Some homes and some couples are able to come to a compromise, and I have seen when the couple in the marriage decide to allow each person to continue to practice their own religion as a way of maintaining peace in the home. This may even extend to how they raise the children. This Muslim/Christian couple I know split the children by gender, girls go with their mum to the mosque, and boys go to church with their dad :)
In another family, where both were Christians but from different denominations split the children based on order of being born. First child goes with the father, and the next with the mother, and so on. This may sound strange or funny, but it worked for them.
There is of course the thinking to totally avoid religious difference by only marrying from one's denomination and even from the same church. This may work, but again, individual opinion on certain theological topics may differ and if one doesn't know how to talk things through in a level-headed manner, small issues may blow up into daily warfare.
Another area of pressure may come from outside, from parents, friends, family and even from the people in the person's religion. While a Christian man may be happy to bear with his Muslim wife who is fasting for Ramadan, the people from his church who make snide comments may rub him off the wrong way and create cracks. This goes the other way too. A Christian wife's friends may deride the white garments or method of prayer of her husband's celestial or Aladura church.

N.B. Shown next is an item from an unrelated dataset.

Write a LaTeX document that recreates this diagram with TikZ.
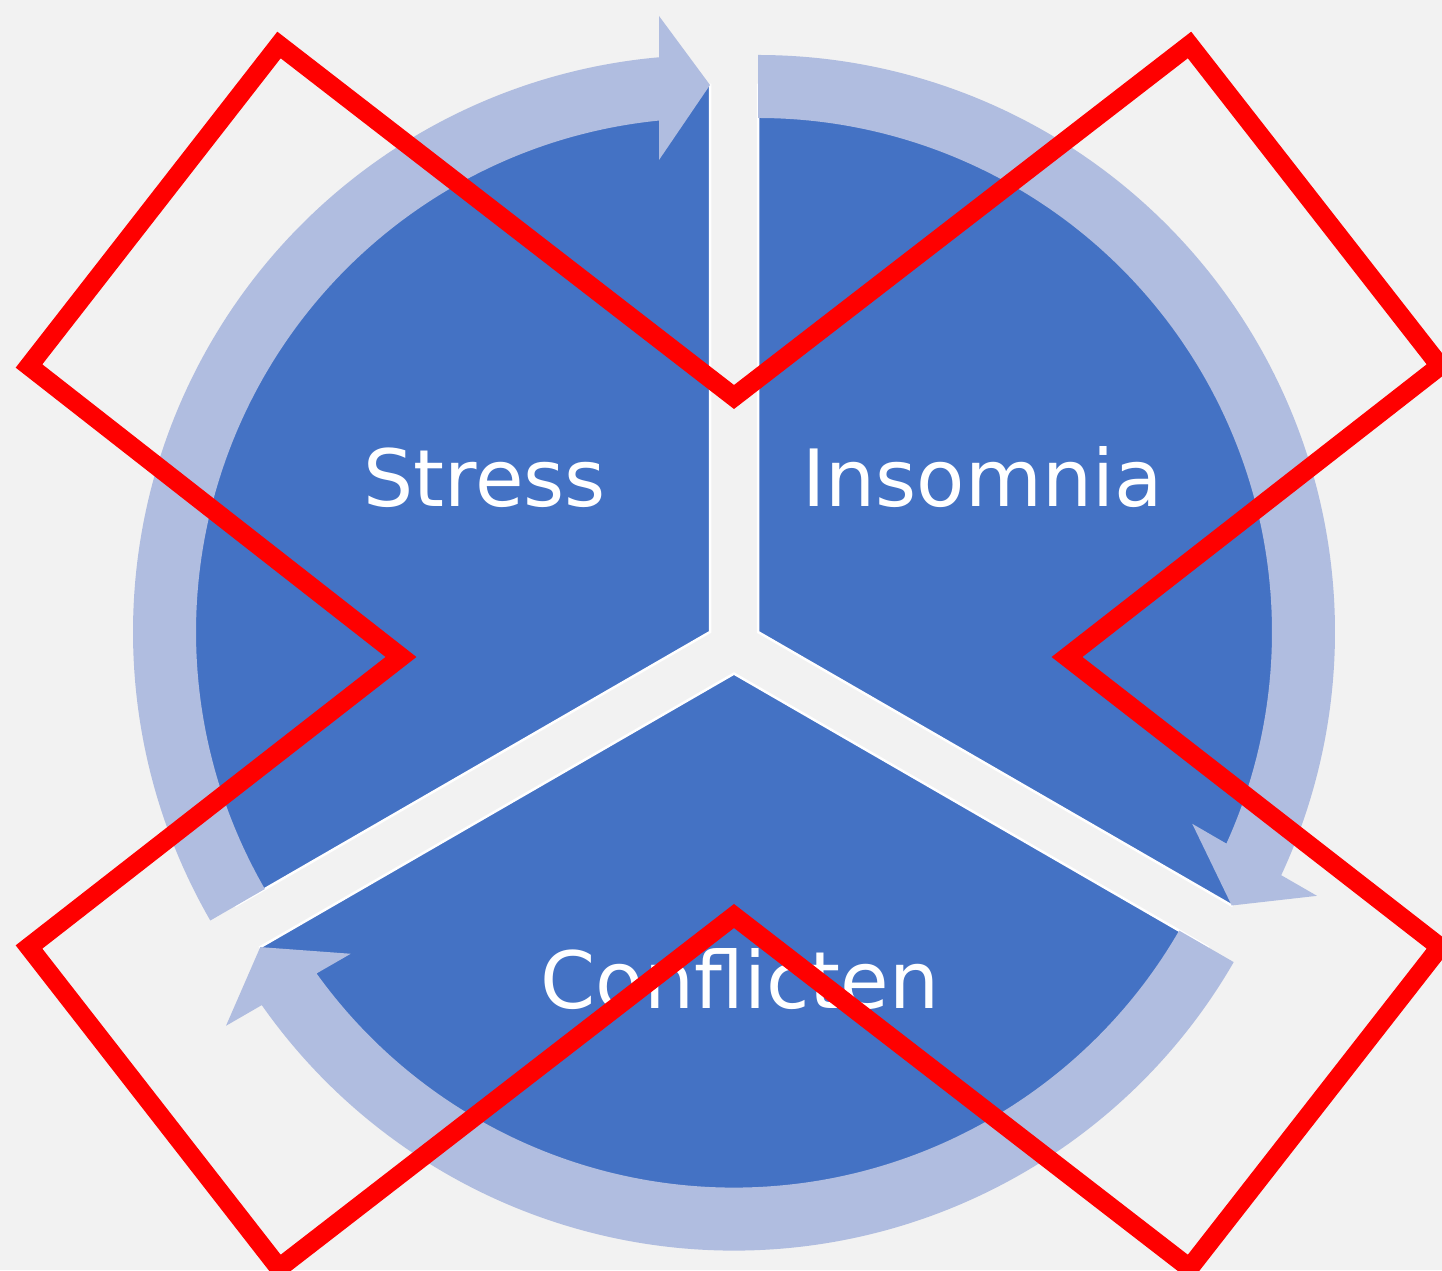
\documentclass[tikz,border=0pt]{standalone}
\usepackage{fontspec}
\setmainfont{DejaVu Sans}
\definecolor{segblue}{HTML}{4472C4}
\definecolor{ringblue}{HTML}{B0BDE0}
\definecolor{bggray}{HTML}{F2F2F2}
\begin{document}
\begin{tikzpicture}[x=1pt,y=1pt,
  segment/.style={fill=segblue, draw=white, line width=2.5pt, line join=miter},
  band/.style={fill=ringblue},
  lbl/.style={text=white, inner sep=0pt, anchor=base, font=\fontsize{79}{95}\selectfont},
  cross/.style={draw=red, line width=19pt, line join=miter, miter limit=10}]
\useasboundingbox (0,0) rectangle (1442,1270);
\clip (0,0) rectangle (1442,1270);
\fill[bggray] (0,0) rectangle (1442,1270);

% centres of the three exploded pie segments
\coordinate (cS) at (710,638);
\coordinate (cI) at (758,638);
\coordinate (cC) at (734,596.4);

% pie segments (each spans 120 degrees, drawn in a rotated local frame)
\foreach \c/\r in {cS/90, cI/-30, cC/210}{
  \begin{scope}[shift={(\c)}, rotate=\r]
    \filldraw[segment] (0,0) -- (0:547) arc[start angle=0, end angle=120, radius=547] -- cycle;
  \end{scope}}

% curved arrows around each segment (shaft and head as one outline)
\foreach \c/\r in {cS/90, cI/-30, cC/210}{
  \begin{scope}[shift={(\c)}, rotate=\r]
    \fill[band] (120:577) arc[start angle=120, end angle=5.07, radius=577]
      -- (616,51) -- (547,0) -- (472,51)
      -- (5.69:514) arc[start angle=5.69, end angle=120, radius=514] -- cycle;
  \end{scope}}

% labels
\node[lbl] (stress) at (484.5,763) {Stress};
\node[lbl] (insomnia) at (982.5,763) {Insomnia};
\node[lbl] (conflicten) at (740,262) {Conflicten};

% red cross outline over the whole cycle
\draw[cross] (279,1225) -- (734,873) -- (1189.5,1225) -- (1440,904) -- (1067,613)
  -- (1440,323) -- (1189.5,2) -- (734,354) -- (279,2) -- (29,323) -- (401,613)
  -- (29,904) -- cycle;
\end{tikzpicture}
\end{document}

This is where even I am guilty. As much as I try to respect most religions, I still find that some aspects of other religions I am not too familiar with, either get me laughing, or thumbing my nose. I catch myself sometimes and zip my mouth before I say something stupid. If I have already spoken, then I have to apologize. I think even as bystanders we can help couples retain their equilibruim in the face of religious differences by each being more tolerant and understanding.
But what is even more important is for the couple to respect each other, respect their differences, and actually respect the other person's religion. They also need to sit down and discuss how their religious differences will affect them, right from when they are still dating and courting, and as and when ever it becomes an issue again. They should never take it for granted.